Troublesome dreams last night. Mouth full of cobwebs, fingers growing roots. Premonitions of death. Is the end of Genghis Mao drawing nigh? Morbid, morbid, morbid. To wake and not to be there. The great crash of silence. It pains me. To wake and not to be there. To have gone somewhere else. Or to have gone nowhere at all, the big black hole. The longer one lives, the tighter one grasps life: living becomes a habit that’s hard to break. How empty the world would be if I were to leave it. Poof, no more Genghis Mao. Such a vacuum! Tornado. Hurricane.

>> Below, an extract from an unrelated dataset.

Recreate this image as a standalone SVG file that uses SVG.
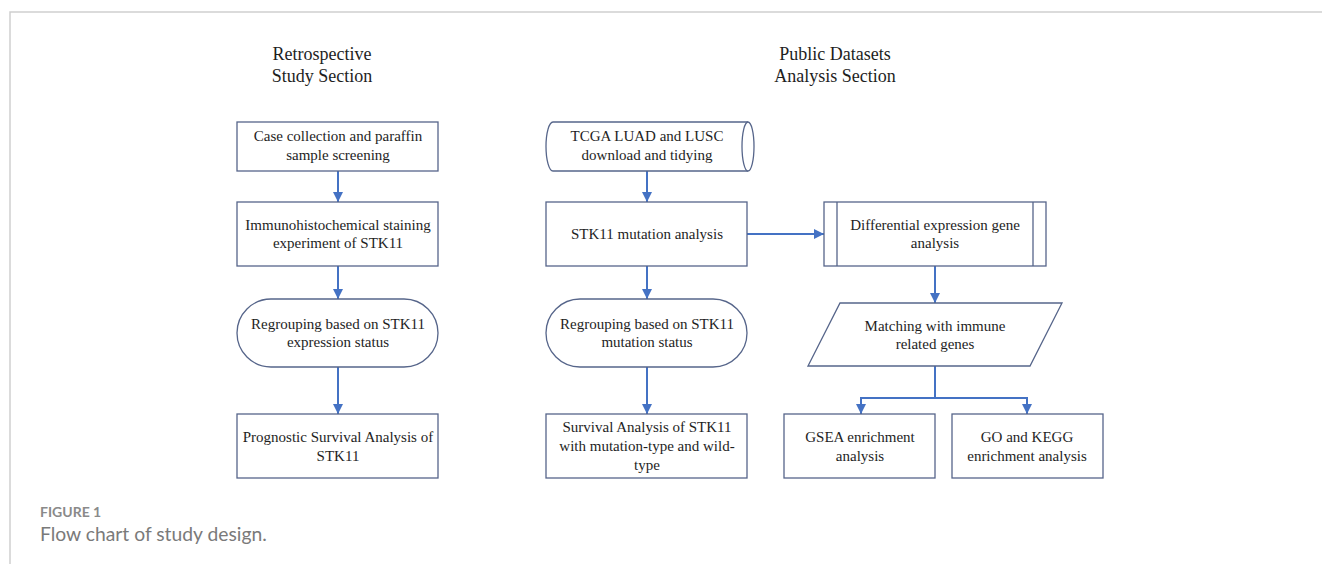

Oh I love to dwell on death.

Dying can be so instructive. Dying can tell you so very much about your true self. Dying can even be pleasurable, I imagine. Dying as a healing experience, yes, the battered old body gladly giving up the ghost! For some people, I imagine, it is the sharpest ecstasy they have ever known.

Oh I dread it.

How shall I die, what will the manner of my going be? I think I fear assassins most of all. To leave the world is one thing, natural and inevitable; to be sent from it is altogether other, an affront to the self, an insult to the ego. I will not be able to bear that awareness of dismissal. Or the sense of transition, the moments just before the going, the confrontation with the killer, the contemplation of loss as he moves toward me with his knife or his gun or whatever. Let it be a bomb, if it comes. Let it be instant poison in my soup. But there will be no assassins. I am guarded too well. The mistake was in not protecting Mangu the same way. Still, Mangu wasn’t Genghis Mao: his loss was not to him what my loss will be to me. The idea of dying is alien to me. I am too large of spirit, I occupy too great a place in the consciousness of mankind; the subtraction of me from the world is more than the world can accept. Certainly more than I can accept.